Write out each line exactly as given. Leave the pictures out of your copy.

** START **

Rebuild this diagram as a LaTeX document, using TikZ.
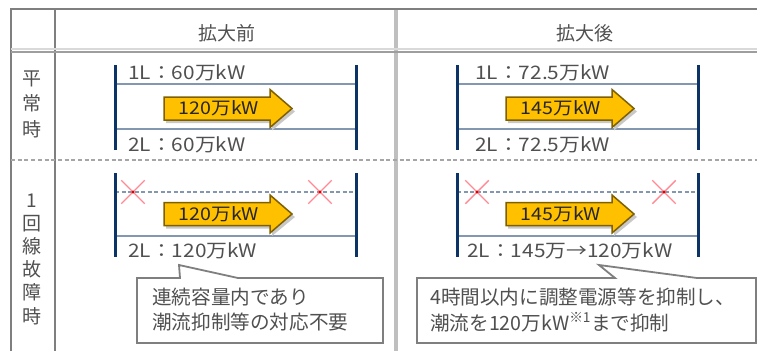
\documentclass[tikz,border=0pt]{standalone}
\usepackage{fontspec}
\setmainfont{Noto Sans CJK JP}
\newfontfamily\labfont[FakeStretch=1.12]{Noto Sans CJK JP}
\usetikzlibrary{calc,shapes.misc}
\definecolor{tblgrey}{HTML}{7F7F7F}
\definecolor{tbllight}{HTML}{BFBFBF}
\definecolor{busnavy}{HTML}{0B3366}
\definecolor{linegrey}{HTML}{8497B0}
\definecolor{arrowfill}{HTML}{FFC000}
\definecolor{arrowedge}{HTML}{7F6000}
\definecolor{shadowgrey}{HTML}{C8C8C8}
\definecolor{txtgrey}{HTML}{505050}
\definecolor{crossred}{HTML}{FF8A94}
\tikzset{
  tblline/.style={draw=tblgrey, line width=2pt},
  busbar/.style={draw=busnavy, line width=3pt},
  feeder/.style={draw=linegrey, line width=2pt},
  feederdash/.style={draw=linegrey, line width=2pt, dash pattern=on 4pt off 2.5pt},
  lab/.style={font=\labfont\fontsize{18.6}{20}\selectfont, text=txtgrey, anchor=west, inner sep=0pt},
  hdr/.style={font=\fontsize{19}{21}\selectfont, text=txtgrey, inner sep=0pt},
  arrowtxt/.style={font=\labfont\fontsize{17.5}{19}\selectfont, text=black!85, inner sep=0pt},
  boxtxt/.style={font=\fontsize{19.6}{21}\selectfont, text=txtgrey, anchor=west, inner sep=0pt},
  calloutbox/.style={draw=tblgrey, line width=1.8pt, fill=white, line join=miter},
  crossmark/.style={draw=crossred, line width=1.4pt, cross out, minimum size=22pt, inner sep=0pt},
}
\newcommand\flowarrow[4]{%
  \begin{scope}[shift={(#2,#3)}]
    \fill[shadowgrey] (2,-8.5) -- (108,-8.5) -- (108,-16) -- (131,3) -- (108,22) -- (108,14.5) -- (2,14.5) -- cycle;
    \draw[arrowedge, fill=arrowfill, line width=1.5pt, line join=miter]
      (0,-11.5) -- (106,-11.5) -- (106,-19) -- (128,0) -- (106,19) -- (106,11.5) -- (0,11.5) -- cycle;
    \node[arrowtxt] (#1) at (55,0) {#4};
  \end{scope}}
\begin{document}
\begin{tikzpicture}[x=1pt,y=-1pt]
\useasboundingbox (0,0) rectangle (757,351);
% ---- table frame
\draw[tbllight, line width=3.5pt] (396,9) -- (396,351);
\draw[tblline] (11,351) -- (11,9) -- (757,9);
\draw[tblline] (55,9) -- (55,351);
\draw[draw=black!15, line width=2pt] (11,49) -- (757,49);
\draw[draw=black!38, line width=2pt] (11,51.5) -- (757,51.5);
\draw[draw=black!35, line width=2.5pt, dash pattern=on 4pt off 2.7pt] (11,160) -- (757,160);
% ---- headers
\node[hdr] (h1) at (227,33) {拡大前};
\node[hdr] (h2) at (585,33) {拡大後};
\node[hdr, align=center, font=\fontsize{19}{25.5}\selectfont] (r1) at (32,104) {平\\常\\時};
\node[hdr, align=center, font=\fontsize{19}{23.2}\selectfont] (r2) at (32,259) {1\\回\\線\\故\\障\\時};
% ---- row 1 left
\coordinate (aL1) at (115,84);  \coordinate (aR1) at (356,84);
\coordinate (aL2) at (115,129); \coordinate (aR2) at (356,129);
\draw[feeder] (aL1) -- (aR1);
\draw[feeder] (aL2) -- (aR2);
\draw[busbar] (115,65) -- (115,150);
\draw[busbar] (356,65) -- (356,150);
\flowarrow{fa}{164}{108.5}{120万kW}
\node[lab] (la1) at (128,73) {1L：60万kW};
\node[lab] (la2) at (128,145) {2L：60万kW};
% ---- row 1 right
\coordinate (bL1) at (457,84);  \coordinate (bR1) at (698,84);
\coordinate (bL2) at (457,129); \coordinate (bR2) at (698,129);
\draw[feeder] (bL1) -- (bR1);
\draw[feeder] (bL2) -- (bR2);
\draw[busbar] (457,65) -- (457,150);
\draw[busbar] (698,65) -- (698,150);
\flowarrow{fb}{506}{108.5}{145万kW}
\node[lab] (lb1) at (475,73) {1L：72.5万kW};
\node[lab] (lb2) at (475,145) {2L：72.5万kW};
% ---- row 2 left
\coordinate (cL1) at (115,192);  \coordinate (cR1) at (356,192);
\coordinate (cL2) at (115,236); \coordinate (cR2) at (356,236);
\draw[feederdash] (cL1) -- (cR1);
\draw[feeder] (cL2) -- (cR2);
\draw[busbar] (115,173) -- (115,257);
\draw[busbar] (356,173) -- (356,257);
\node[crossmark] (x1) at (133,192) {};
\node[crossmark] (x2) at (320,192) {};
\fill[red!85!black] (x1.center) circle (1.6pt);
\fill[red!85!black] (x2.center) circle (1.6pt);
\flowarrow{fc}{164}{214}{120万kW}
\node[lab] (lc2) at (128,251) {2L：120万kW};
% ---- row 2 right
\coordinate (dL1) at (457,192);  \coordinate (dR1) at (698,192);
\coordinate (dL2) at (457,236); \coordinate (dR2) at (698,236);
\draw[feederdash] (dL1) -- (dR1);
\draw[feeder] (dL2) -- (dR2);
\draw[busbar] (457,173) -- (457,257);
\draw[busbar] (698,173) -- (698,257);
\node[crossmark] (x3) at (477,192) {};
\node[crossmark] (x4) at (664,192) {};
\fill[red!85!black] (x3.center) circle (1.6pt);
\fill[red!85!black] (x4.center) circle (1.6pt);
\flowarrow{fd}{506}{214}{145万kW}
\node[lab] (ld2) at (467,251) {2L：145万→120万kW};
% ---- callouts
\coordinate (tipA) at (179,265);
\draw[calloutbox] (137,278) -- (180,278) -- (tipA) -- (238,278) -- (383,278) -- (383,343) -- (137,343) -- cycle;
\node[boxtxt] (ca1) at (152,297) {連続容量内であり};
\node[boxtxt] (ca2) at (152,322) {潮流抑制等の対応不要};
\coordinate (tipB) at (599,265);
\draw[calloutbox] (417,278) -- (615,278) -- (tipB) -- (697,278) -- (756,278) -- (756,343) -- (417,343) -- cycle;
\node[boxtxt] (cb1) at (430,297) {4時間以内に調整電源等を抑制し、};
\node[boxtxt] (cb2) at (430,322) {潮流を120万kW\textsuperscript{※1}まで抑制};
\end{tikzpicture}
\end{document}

** END **

### WRITTEN RESPONSE
Rebuild this diagram as a LaTeX document, using TikZ.
\documentclass[tikz,border=0pt]{standalone}
\usepackage{fontspec}
\setmainfont{Noto Sans CJK JP}
\newfontfamily\labfont[FakeStretch=1.12]{Noto Sans CJK JP}
\usetikzlibrary{calc,shapes.misc}
\definecolor{tblgrey}{HTML}{7F7F7F}
\definecolor{tbllight}{HTML}{BFBFBF}
\definecolor{busnavy}{HTML}{0B3366}
\definecolor{linegrey}{HTML}{8497B0}
\definecolor{arrowfill}{HTML}{FFC000}
\definecolor{arrowedge}{HTML}{7F6000}
\definecolor{shadowgrey}{HTML}{C8C8C8}
\definecolor{txtgrey}{HTML}{505050}
\definecolor{crossred}{HTML}{FF8A94}
\tikzset{
  tblline/.style={draw=tblgrey, line width=2pt},
  busbar/.style={draw=busnavy, line width=3pt},
  feeder/.style={draw=linegrey, line width=2pt},
  feederdash/.style={draw=linegrey, line width=2pt, dash pattern=on 4pt off 2.5pt},
  lab/.style={font=\labfont\fontsize{18.6}{20}\selectfont, text=txtgrey, anchor=west, inner sep=0pt},
  hdr/.style={font=\fontsize{19}{21}\selectfont, text=txtgrey, inner sep=0pt},
  arrowtxt/.style={font=\labfont\fontsize{17.5}{19}\selectfont, text=black!85, inner sep=0pt},
  boxtxt/.style={font=\fontsize{19.6}{21}\selectfont, text=txtgrey, anchor=west, inner sep=0pt},
  calloutbox/.style={draw=tblgrey, line width=1.8pt, fill=white, line join=miter},
  crossmark/.style={draw=crossred, line width=1.4pt, cross out, minimum size=22pt, inner sep=0pt},
}
\newcommand\flowarrow[4]{%
  \begin{scope}[shift={(#2,#3)}]
    \fill[shadowgrey] (2,-8.5) -- (108,-8.5) -- (108,-16) -- (131,3) -- (108,22) -- (108,14.5) -- (2,14.5) -- cycle;
    \draw[arrowedge, fill=arrowfill, line width=1.5pt, line join=miter]
      (0,-11.5) -- (106,-11.5) -- (106,-19) -- (128,0) -- (106,19) -- (106,11.5) -- (0,11.5) -- cycle;
    \node[arrowtxt] (#1) at (55,0) {#4};
  \end{scope}}
\begin{document}
\begin{tikzpicture}[x=1pt,y=-1pt]
\useasboundingbox (0,0) rectangle (757,351);
% ---- table frame
\draw[tbllight, line width=3.5pt] (396,9) -- (396,351);
\draw[tblline] (11,351) -- (11,9) -- (757,9);
\draw[tblline] (55,9) -- (55,351);
\draw[draw=black!15, line width=2pt] (11,49) -- (757,49);
\draw[draw=black!38, line width=2pt] (11,51.5) -- (757,51.5);
\draw[draw=black!35, line width=2.5pt, dash pattern=on 4pt off 2.7pt] (11,160) -- (757,160);
% ---- headers
\node[hdr] (h1) at (227,33) {拡大前};
\node[hdr] (h2) at (585,33) {拡大後};
\node[hdr, align=center, font=\fontsize{19}{25.5}\selectfont] (r1) at (32,104) {平\\常\\時};
\node[hdr, align=center, font=\fontsize{19}{23.2}\selectfont] (r2) at (32,259) {1\\回\\線\\故\\障\\時};
% ---- row 1 left
\coordinate (aL1) at (115,84);  \coordinate (aR1) at (356,84);
\coordinate (aL2) at (115,129); \coordinate (aR2) at (356,129);
\draw[feeder] (aL1) -- (aR1);
\draw[feeder] (aL2) -- (aR2);
\draw[busbar] (115,65) -- (115,150);
\draw[busbar] (356,65) -- (356,150);
\flowarrow{fa}{164}{108.5}{120万kW}
\node[lab] (la1) at (128,73) {1L：60万kW};
\node[lab] (la2) at (128,145) {2L：60万kW};
% ---- row 1 right
\coordinate (bL1) at (457,84);  \coordinate (bR1) at (698,84);
\coordinate (bL2) at (457,129); \coordinate (bR2) at (698,129);
\draw[feeder] (bL1) -- (bR1);
\draw[feeder] (bL2) -- (bR2);
\draw[busbar] (457,65) -- (457,150);
\draw[busbar] (698,65) -- (698,150);
\flowarrow{fb}{506}{108.5}{145万kW}
\node[lab] (lb1) at (475,73) {1L：72.5万kW};
\node[lab] (lb2) at (475,145) {2L：72.5万kW};
% ---- row 2 left
\coordinate (cL1) at (115,192);  \coordinate (cR1) at (356,192);
\coordinate (cL2) at (115,236); \coordinate (cR2) at (356,236);
\draw[feederdash] (cL1) -- (cR1);
\draw[feeder] (cL2) -- (cR2);
\draw[busbar] (115,173) -- (115,257);
\draw[busbar] (356,173) -- (356,257);
\node[crossmark] (x1) at (133,192) {};
\node[crossmark] (x2) at (320,192) {};
\fill[red!85!black] (x1.center) circle (1.6pt);
\fill[red!85!black] (x2.center) circle (1.6pt);
\flowarrow{fc}{164}{214}{120万kW}
\node[lab] (lc2) at (128,251) {2L：120万kW};
% ---- row 2 right
\coordinate (dL1) at (457,192);  \coordinate (dR1) at (698,192);
\coordinate (dL2) at (457,236); \coordinate (dR2) at (698,236);
\draw[feederdash] (dL1) -- (dR1);
\draw[feeder] (dL2) -- (dR2);
\draw[busbar] (457,173) -- (457,257);
\draw[busbar] (698,173) -- (698,257);
\node[crossmark] (x3) at (477,192) {};
\node[crossmark] (x4) at (664,192) {};
\fill[red!85!black] (x3.center) circle (1.6pt);
\fill[red!85!black] (x4.center) circle (1.6pt);
\flowarrow{fd}{506}{214}{145万kW}
\node[lab] (ld2) at (467,251) {2L：145万→120万kW};
% ---- callouts
\coordinate (tipA) at (179,265);
\draw[calloutbox] (137,278) -- (180,278) -- (tipA) -- (238,278) -- (383,278) -- (383,343) -- (137,343) -- cycle;
\node[boxtxt] (ca1) at (152,297) {連続容量内であり};
\node[boxtxt] (ca2) at (152,322) {潮流抑制等の対応不要};
\coordinate (tipB) at (599,265);
\draw[calloutbox] (417,278) -- (615,278) -- (tipB) -- (697,278) -- (756,278) -- (756,343) -- (417,343) -- cycle;
\node[boxtxt] (cb1) at (430,297) {4時間以内に調整電源等を抑制し、};
\node[boxtxt] (cb2) at (430,322) {潮流を120万kW\textsuperscript{※1}まで抑制};
\end{tikzpicture}
\end{document}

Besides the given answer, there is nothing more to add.